In spite of the remarkable success during its nearly five decades of history, the GATT system was being increasingly challenged by the changing conditions of international economic activity, including the greater ‘interdependence’ of national economies, and the growth in trade in services. Anxiety developed that the GATT was too handicapped to play the needed role of complementing the Bretton Woods system as the “third leg”, alongside the IMF and World Bank. Problems and ‘birth defects’ included.
Provisional application and Grandfather rights exceptions embraced by the Protocol of Provisional Application. The GATT was designed to be a multilateral trade and tariff agreement and would depend on the ITO for its organizational context and secretariat services. The GATT never definitively came into force; instead it was legally applied by a Protocol of Provisional Application originally designed to last until the ITO came into force. Grandfather clause provided that the rules in Part III of the GATT 1947, which essentially dealt with non-tariff trade measures, need be applied only to the extent that they were not inconsistent with legislation in effect when a country acceded to the GATT.
There were exceptions from GATT rules for textiles, agriculture, regional trading groups, developing countries and safeguards to prevent serious injury to domestic producers.
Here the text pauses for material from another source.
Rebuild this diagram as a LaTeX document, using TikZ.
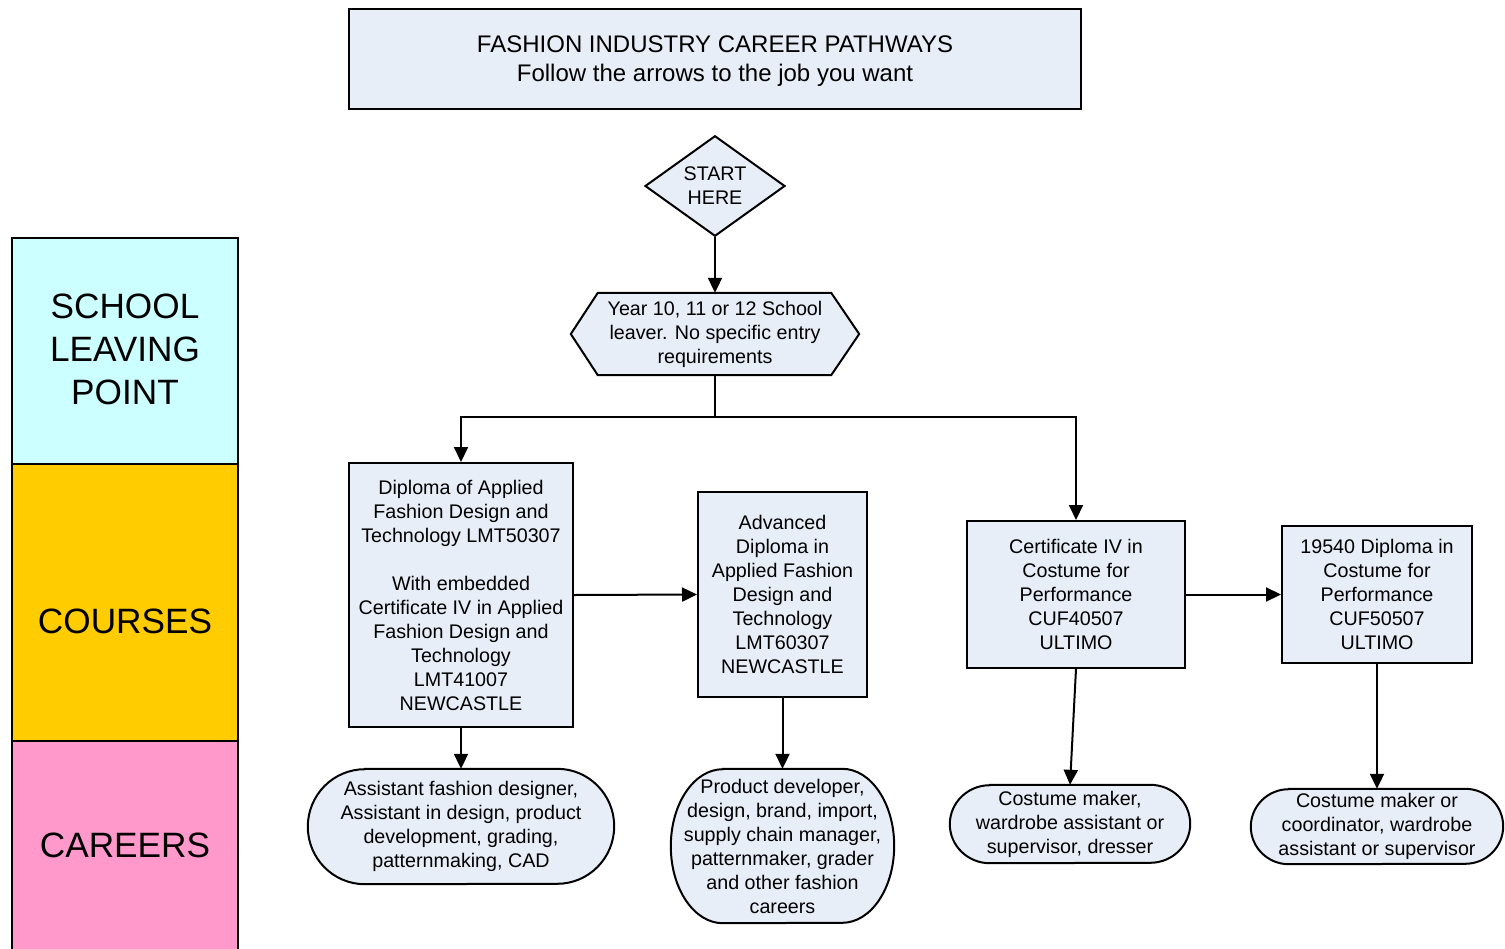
\documentclass[tikz,border=0pt]{standalone}
\usepackage{fontspec}
\setmainfont{Liberation Sans}
\usetikzlibrary{arrows.meta,shapes.geometric,backgrounds}
\definecolor{boxfill}{RGB}{232,238,248}
\definecolor{lvcyan}{RGB}{204,255,255}
\definecolor{lvyellow}{RGB}{255,204,0}
\definecolor{lvpink}{RGB}{255,153,204}
\begin{document}
\begin{tikzpicture}[x=1pt,y=-1pt,
  every node/.style={font=\fontsize{19.7}{24}\selectfont, align=center, inner sep=0pt},
  box/.style={draw, fill=boxfill, line width=2pt},
  outline/.style={draw, fill=boxfill, line width=2pt},
  lane/.style={draw, line width=2pt},
  lanetext/.style={font=\fontsize{35.2}{43}\selectfont},
  arr/.style={line width=2pt, -{Triangle[length=15pt,width=14pt]}},
  plain/.style={line width=2pt}]
\useasboundingbox (0,0) rectangle (1505,948);

% left lanes
\draw[lane, fill=lvcyan] (12,238) rectangle (238,464);
\draw[lane, fill=lvyellow] (12,464) rectangle (238,741);
\draw[lane, fill=lvpink] (12,741) rectangle (238,960);
\node[lanetext] (lslp) at (125,349) {SCHOOL\\LEAVING\\POINT};
\node[lanetext] (lcou) at (125,621) {COURSES};
\node[lanetext] (lcar) at (125,845) {CAREERS};

% title
\node[box, minimum width=732, minimum height=100] (title) at (715,59) {};
\node[font=\fontsize{24}{29.5}\selectfont] (titletext) at (715,61)
  {FASHION INDUSTRY CAREER PATHWAYS\\Follow the arrows to the job you want};

% start
\node[diamond, draw, fill=boxfill, line width=2pt, minimum width=140, minimum height=96] (start) at (715,186) {START\\HERE};

% hexagon
\node[minimum width=288, minimum height=82] (hex) at (715,334) {Year 10, 11 or 12 School\\leaver. No specific entry\\requirements};

% courses
\node[box, minimum width=224, minimum height=264] (d1) at (461,595)
  {Diploma of Applied\\Fashion Design and\\Technology LMT50307\\[24pt]With embedded\\Certificate IV in Applied\\Fashion Design and\\Technology\\LMT41007\\NEWCASTLE};
\node[box, minimum width=169, minimum height=205] (d2) at (782.5,594.5)
  {Advanced\\Diploma in\\Applied Fashion\\Design and\\Technology\\LMT60307\\NEWCASTLE};
\node[box, minimum width=218, minimum height=147] (cert) at (1076,594.5)
  {Certificate IV in\\Costume for\\Performance\\CUF40507\\ULTIMO};
\node[box, minimum width=190, minimum height=137] (dipc) at (1377,594.5)
  {19540 Diploma in\\Costume for\\Performance\\CUF50507\\ULTIMO};

% careers
\node[minimum width=306, minimum height=115] (c1) at (461,826.5)
  {Assistant fashion designer,\\Assistant in design, product\\development, grading,\\patternmaking, CAD};
\node[minimum width=223, minimum height=154] (c2) at (782.5,846)
  {Product developer,\\design, brand, import,\\supply chain manager,\\patternmaker, grader\\and other fashion\\careers};
\node[minimum width=240, minimum height=78] (c3) at (1070,824)
  {Costume maker,\\wardrobe assistant or\\supervisor, dresser};
\node[minimum width=252, minimum height=75] (c4) at (1377,826.5)
  {Costume maker or\\coordinator, wardrobe\\assistant or supervisor};

\begin{scope}[on background layer]
  \draw[outline] (hex.west) -- ([xshift=27pt]hex.north west) -- ([xshift=-28pt]hex.north east)
     -- (hex.east) -- ([xshift=-28pt]hex.south east) -- ([xshift=27pt]hex.south west) -- cycle;
  \draw[outline] ([xshift=57pt]c1.north west) -- ([xshift=-57pt]c1.north east)
     arc[start angle=90, end angle=-90, x radius=57pt, y radius=57.5pt]
     -- ([xshift=57pt]c1.south west)
     arc[start angle=270, end angle=90, x radius=57pt, y radius=57.5pt] -- cycle;
  \draw[outline] ([xshift=52pt]c2.north west) -- ([xshift=-52pt]c2.north east)
     arc[start angle=90, end angle=-90, x radius=52pt, y radius=77pt]
     -- ([xshift=52pt]c2.south west)
     arc[start angle=270, end angle=90, x radius=52pt, y radius=77pt] -- cycle;
  \draw[outline] ([xshift=40pt]c3.north west) -- ([xshift=-40pt]c3.north east)
     arc[start angle=90, end angle=-90, x radius=40pt, y radius=39pt]
     -- ([xshift=40pt]c3.south west)
     arc[start angle=270, end angle=90, x radius=40pt, y radius=39pt] -- cycle;
  \draw[outline] ([xshift=38pt]c4.north west) -- ([xshift=-38pt]c4.north east)
     arc[start angle=90, end angle=-90, x radius=38pt, y radius=37.5pt]
     -- ([xshift=38pt]c4.south west)
     arc[start angle=270, end angle=90, x radius=38pt, y radius=37.5pt] -- cycle;
\end{scope}

% connectors
\coordinate (j) at (715,417);
\draw[arr] (start.south) -- (hex.north);
\draw[plain] (hex.south) -- (j);
\draw[arr] (j) -| (d1.north);
\draw[arr] (j) -| (cert.north);
\draw[arr] (d1.east) -- (d2.west);
\draw[arr] (cert.east) -- (dipc.west);
\draw[arr] (d1.south) -- (c1.north);
\draw[arr] (d2.south) -- (c2.north);
\draw[arr] (cert.south) -- (c3.north);
\draw[arr] (dipc.south) -- (c4.north);
\end{tikzpicture}
\end{document}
Another reason for the need to reform GATT was ambiguity about the powers of the Contracting Parties to make certain decisions. The GATT dispute settlement process had two major weaknesses. The first was the ability of a Contacting Party to veto the process at numerous stages. A dissatisfied party could block the creation of a panel, block adoption of the report by the Council or fail to undertake the obligations outlined in the report. The second problem was that even if the country accepted a panel report in question, it could choose to keep the offending policy, leaving the injure party to suspend benefits in kind. The dispute then fell back on to unilateral action by the aggrieved party. The party which had its complaint supported by a panel would have to undertake retaliation through its own domestic legislation. This could take the form of tariffs or suspension of trade benefits to the offender. Offenders were not sanctioned; they just had benefits of equal value withdrawn by the complaint. The unilateral nature of the process raised serious problems for the whole system. The countries able to take unilateral measures tended to be the economically powerful such as the US, Japan and the EU. Smaller states were less likely to take action against the giants because they feared a trade war that would cost them dearly. One of the purposes of having an international legal framework for trade is to facilitate relations based on rules rather than power. Law should restrain powerful states from abusing their economic power to the cost of smaller states. Since the GATT process relied so heavily on unanimity, this goal was difficult to achieve.